Exercise requirements
Below are the records; locate each line with the word "Output" and copy it.

Records:
*****

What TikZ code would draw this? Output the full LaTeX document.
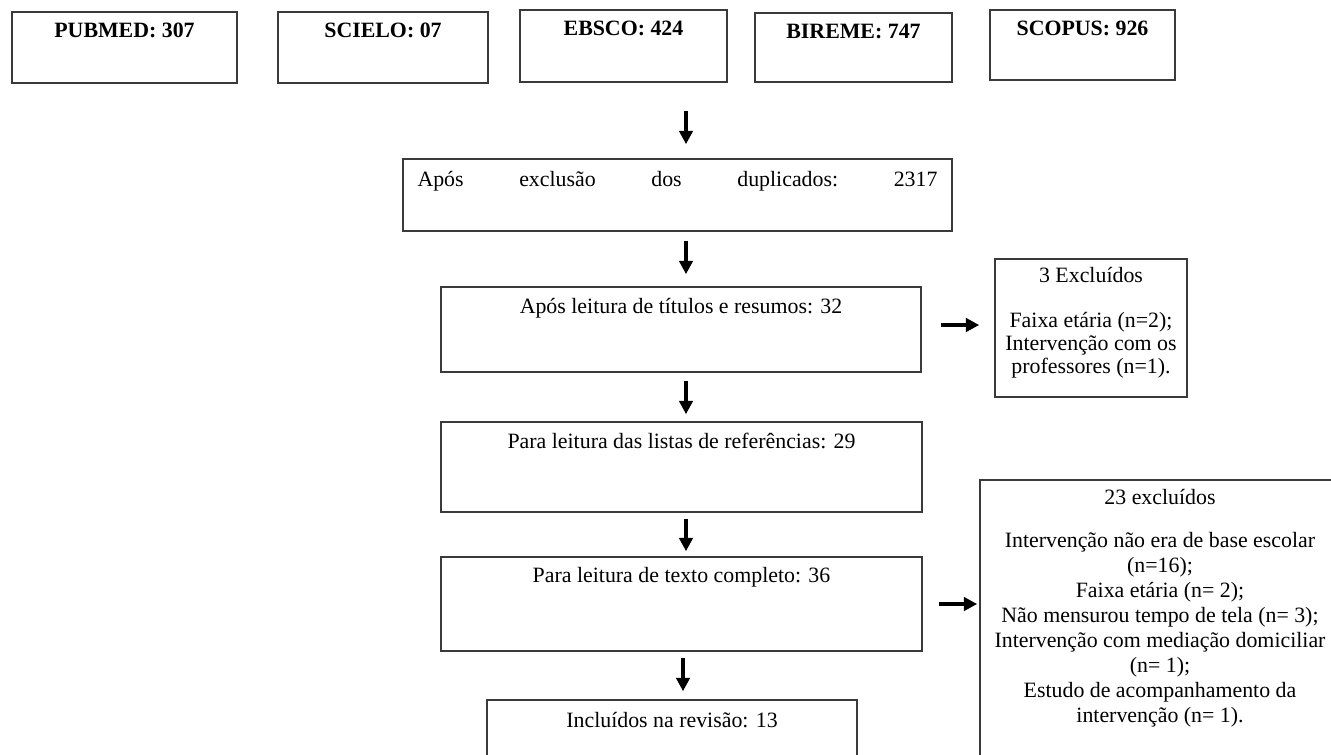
\documentclass[tikz,border=0pt]{standalone}
\usepackage{fontspec}
\setmainfont{Liberation Serif}
\usetikzlibrary{arrows.meta,fit}

\definecolor{boxgray}{HTML}{3A3A3A}

\tikzset{
  box/.style={draw=boxgray,line width=1.2pt,inner sep=0pt},
  txt/.style={anchor=base,inner sep=0pt,font=\fontsize{16.4}{18.75}\selectfont},
  arr/.style={-{Triangle[length=10pt,width=10pt]},line width=2.8pt},
}

\begin{document}
\begin{tikzpicture}[x=0.75pt,y=-0.75pt]
\useasboundingbox (0,0) rectangle (1331,754);
\clip (0,0) rectangle (1331,754);
\coordinate (axis) at (686,0);
\coordinate (axis2) at (683,0);
\coordinate (r1) at (0,325);

% bases de dados
\node[box,fit={(12,12) (237,83)}] (pubmed) {};
\node[box,fit={(278,12) (488,83)}] (scielo) {};
\node[box,fit={(520,10) (727,82)}] (ebsco) {};
\node[box,fit={(755,13) (952,82)}] (bireme) {};
\node[box,fit={(990,10) (1175,80)}] (scopus) {};
\foreach \b/\t in {pubmed/PUBMED: 307,scielo/SCIELO: 07,ebsco/EBSCO: 424,bireme/BIREME: 747,scopus/SCOPUS: 926}
  \node[txt] (\b-t) at ([yshift=-19.5pt]\b.north) {\textbf{\t}};

% etapas
\node[box,fit={(403,159) (952,231)}] (dup) {};
\node[box,fit={(441,287) (921,372)}] (tit) {};
\node[box,fit={(441,422) (922,512)}] (refs) {};
\node[box,fit={(441,557) (922,651)}] (full) {};
\node[box,fit={(487,700) (857,790)}] (incl) {};
\node[box,fit={(995,259) (1187,397)}] (exc1) {};
\node[box,fit={(980,480) (1340,790)}] (exc2) {};

\node[txt] (dup-t) at ([yshift=-21pt]dup.north) {\makebox[390pt][s]{Após\hfill exclusão\hfill dos\hfill duplicados:\hfill 2317}};
\node[txt] (tit-t) at ([yshift=-20.25pt]tit.north) {Após leitura de títulos e resumos: 32};
\node[txt] (refs-t) at ([yshift=-20.25pt]refs.north) {Para leitura das listas de referências: 29};
\node[txt] (full-t) at ([yshift=-19.5pt]full.north) {Para leitura de texto completo: 36};
\node[txt] (incl-t) at ([yshift=-21pt]incl.north) {Incluídos na revisão: 13};
\node[txt,font=\fontsize{16.4}{17.6}\selectfont] (exc1-t) at ([yshift=-18pt]exc1.north)
  {\begin{tabular}[t]{@{}c@{}}3 Excluídos\\[16pt] Faixa etária (n=2);\\ Intervenção com os\\ professores (n=1).\end{tabular}};
\node[txt] (exc2-t) at ([yshift=-18.75pt]exc2.north)
  {\begin{tabular}[t]{@{}c@{}}23 excluídos\\[13.5pt] Intervenção não era de base escolar\\ (n=16);\\ Faixa etária (n= 2);\\
   Não mensurou tempo de tela (n= 3);\\ Intervenção com mediação domiciliar\\ (n= 1);\\ Estudo de acompanhamento da\\ intervenção (n= 1).\end{tabular}};

% setas
\draw[arr,shorten <=21pt,shorten >=10.5pt] (ebsco.south -| axis) -- (dup.north -| axis);
\draw[arr,shorten <=6.75pt,shorten >=9pt] (dup.south -| axis) -- (tit.north -| axis);
\draw[arr,shorten <=6pt,shorten >=5.25pt] (tit.south -| axis) -- (refs.north -| axis);
\draw[arr,shorten <=4.5pt,shorten >=3.75pt] (refs.south -| axis) -- (full.north -| axis);
\draw[arr,shorten <=4.5pt,shorten >=6pt] (full.south -| axis2) -- (incl.north -| axis2);
\draw[arr,shorten <=14.25pt,shorten >=11.25pt] (tit.east |- r1) -- (exc1.west |- r1);
\draw[arr,shorten <=12pt,shorten >=1.5pt] (full.east) -- (exc2.west |- full.east);
\end{tikzpicture}
\end{document}
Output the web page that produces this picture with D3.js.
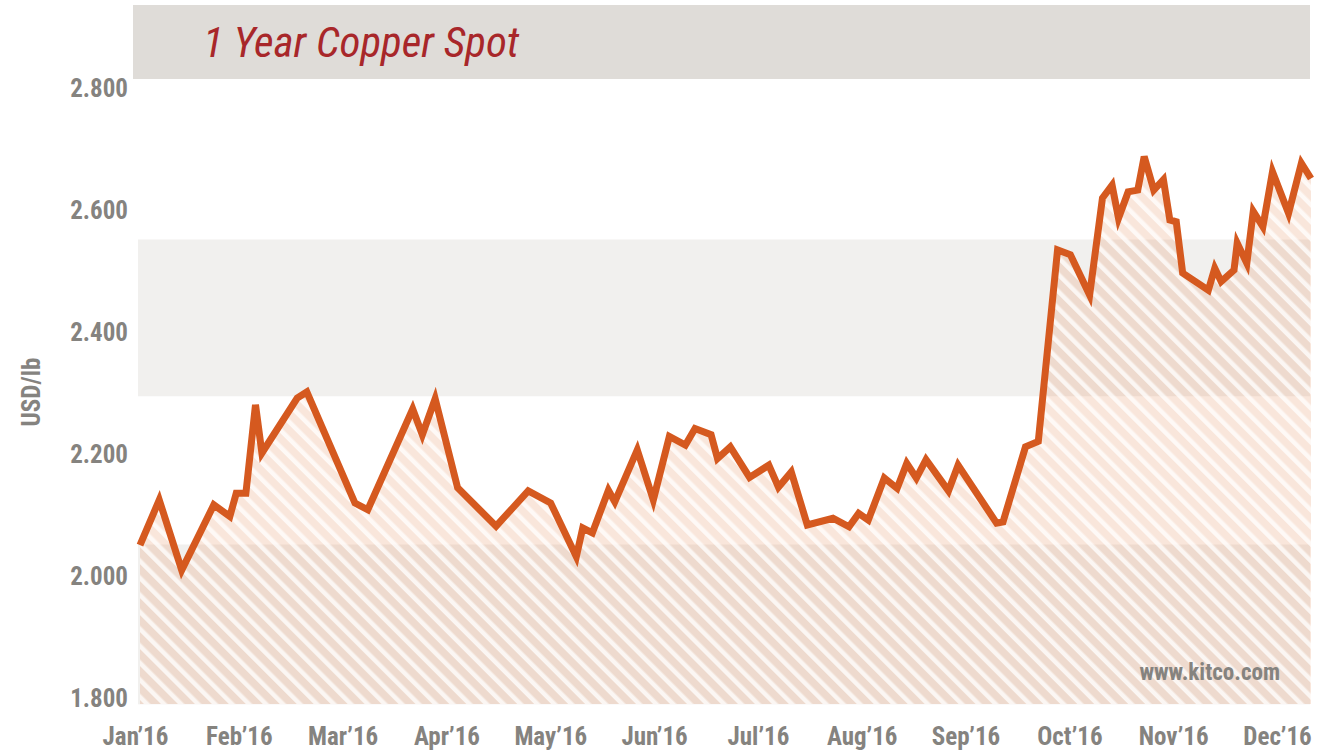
<!DOCTYPE html>
<html>
<head>
<meta charset="utf-8">
<script src="https://cdn.jsdelivr.net/npm/d3@7"></script>
<style>
  body { margin: 0; background: #fff; }
  text { font-family: "Liberation Sans Narrow", "Roboto Condensed", "Arial Narrow", sans-serif; }
</style>
</head>
<body>
<div id="chart"></div>
<script>
// copper spot, USD/lb
var dates = ["2016-01-01","2016-01-07","2016-01-14","2016-01-24","2016-01-29","2016-01-31","2016-02-03","2016-02-06","2016-02-08","2016-02-19",
  "2016-02-22","2016-03-08","2016-03-12","2016-03-26","2016-03-29","2016-04-02","2016-04-09","2016-04-21","2016-05-01","2016-05-08",
  "2016-05-16","2016-05-18","2016-05-21","2016-05-26","2016-05-28","2016-06-04","2016-06-09","2016-06-14","2016-06-19","2016-06-22",
  "2016-06-27","2016-06-29","2016-07-03","2016-07-09","2016-07-15","2016-07-18","2016-07-22","2016-07-27","2016-08-04","2016-08-09",
  "2016-08-12","2016-08-15","2016-08-20","2016-08-24","2016-08-27","2016-08-30","2016-09-02","2016-09-09","2016-09-12","2016-09-24",
  "2016-09-26","2016-10-03","2016-10-07","2016-10-13","2016-10-17","2016-10-23","2016-10-27","2016-10-30","2016-11-01","2016-11-04",
  "2016-11-07","2016-11-09","2016-11-12","2016-11-15","2016-11-17","2016-11-19","2016-11-21","2016-11-29","2016-12-01","2016-12-03",
  "2016-12-07","2016-12-08","2016-12-11","2016-12-13","2016-12-16","2016-12-19","2016-12-24","2016-12-28","2016-12-31"];

var prices = [2.049,2.123,2.008,2.115,2.096,2.134,2.134,2.279,2.200,2.290,
  2.300,2.118,2.107,2.272,2.230,2.289,2.143,2.080,2.138,2.118,
  2.030,2.077,2.069,2.139,2.120,2.205,2.123,2.227,2.213,2.240,
  2.230,2.191,2.210,2.160,2.180,2.144,2.169,2.082,2.093,2.079,
  2.101,2.090,2.159,2.142,2.183,2.159,2.189,2.138,2.180,2.085,
  2.087,2.210,2.219,2.533,2.525,2.459,2.618,2.639,2.585,2.628,
  2.631,2.686,2.631,2.648,2.582,2.579,2.495,2.467,2.503,2.481,
  2.500,2.544,2.511,2.596,2.571,2.661,2.593,2.675,2.650];

var monthLabels = ["Jan\u201916","Feb\u201916","Mar\u201916","Apr\u201916","May\u201916","Jun\u201916",
  "Jul\u201916","Aug\u201916","Sep\u201916","Oct\u201916","Nov\u201916","Dec\u201916"];

var yTicks = [1.8, 2.0, 2.2, 2.4, 2.6, 2.8];

// grey background bands (value ranges)
var bands = [[1.788, 2.05], [2.293, 2.55]];

var svgWidth = 1343;
var svgHeight = 753;

var plotLeft = 138, plotRight = 1310, plotBottom = 704;

var svg = d3.select("#chart")
  .append("svg")
  .attr("width", svgWidth)
  .attr("height", svgHeight);

var parse = d3.timeParse("%Y-%m-%d");
var data = dates.map(function(d, i) {
  return { date: parse(d), price: prices[i] };
});

var x = d3.scaleTime()
  .domain([parse("2016-01-01"), parse("2016-12-31")])
  .range([140, 1311]);

var y = d3.scaleLinear()
  .domain([1.8, 2.8])
  .range([697, 87]);

var xMonths = d3.scalePoint()
  .domain(monthLabels)
  .range([135, 1277]);

// hatch pattern
var defs = svg.append("defs");
var pat = defs.append("pattern")
  .attr("id", "hatch")
  .attr("patternUnits", "userSpaceOnUse")
  .attr("width", 12)
  .attr("height", 12)
  .attr("patternTransform", "rotate(-45)");
pat.append("rect")
  .attr("width", 12).attr("height", 12)
  .attr("fill", "rgba(228,140,92,0.22)");
pat.append("rect")
  .attr("width", 4.5).attr("height", 12)
  .attr("fill", "rgba(255,255,255,0.75)");

// title band
svg.append("rect")
  .attr("x", 133).attr("y", 5)
  .attr("width", 1177).attr("height", 74)
  .attr("fill", "#dfdcd8");

svg.append("text")
  .attr("x", 203).attr("y", 57)
  .attr("font-size", 43)
  .attr("font-style", "italic")
  .attr("fill", "#a8272a")
  .text("1 Year Copper Spot");

// bands
svg.append("g")
  .selectAll("rect")
  .data(bands)
  .enter()
  .append("rect")
  .attr("x", plotLeft)
  .attr("width", plotRight - plotLeft)
  .attr("y", d => y(d[1]))
  .attr("height", d => y(d[0]) - y(d[1]))
  .attr("fill", "#f1f0ee");

// area
var area = d3.area()
  .x(d => x(d.date))
  .y0(plotBottom)
  .y1(d => y(d.price));

svg.append("path")
  .datum(data)
  .attr("d", area)
  .attr("fill", "url(#hatch)");

// line
var line = d3.line()
  .x(d => x(d.date))
  .y(d => y(d.price));

svg.append("path")
  .datum(data)
  .attr("d", line)
  .attr("fill", "none")
  .attr("stroke", "#d5591f")
  .attr("stroke-width", 7)
  .attr("stroke-linejoin", "miter");

// axes
var leftAxis = d3.axisLeft(y)
  .tickValues(yTicks)
  .tickFormat(d3.format(".3f"))
  .tickSize(0)
  .tickPadding(0);

var yAxisG = svg.append("g")
  .attr("transform", "translate(128,0)")
  .call(leftAxis);

var bottomAxis = d3.axisBottom(xMonths)
  .tickSize(0)
  .tickPadding(0);

var xAxisG = svg.append("g")
  .attr("transform", "translate(0,727)")
  .call(bottomAxis);

svg.selectAll(".domain").remove();
svg.selectAll(".tick text")
  .attr("font-family", null)
  .style("font-size", "25px")
  .style("font-weight", "bold")
  .style("fill", "#85837f");

yAxisG.selectAll(".tick text").attr("dy", "0.36em");
xAxisG.selectAll(".tick text").attr("dy", "0.71em");

// y label
svg.append("text")
  .attr("transform", "translate(40,392) rotate(-90)")
  .attr("text-anchor", "middle")
  .attr("font-size", 25)
  .attr("font-weight", "bold")
  .attr("fill", "#85837f")
  .text("USD/lb");

// watermark
svg.append("text")
  .attr("x", 1280).attr("y", 680)
  .attr("text-anchor", "end")
  .attr("font-size", 23)
  .attr("font-weight", "bold")
  .attr("fill", "#85837f")
  .text("www.kitco.com");
</script>
</body>
</html>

*****

Problem solution
What TikZ code would draw this? Output the full LaTeX document.
Output the web page that produces this picture with D3.js.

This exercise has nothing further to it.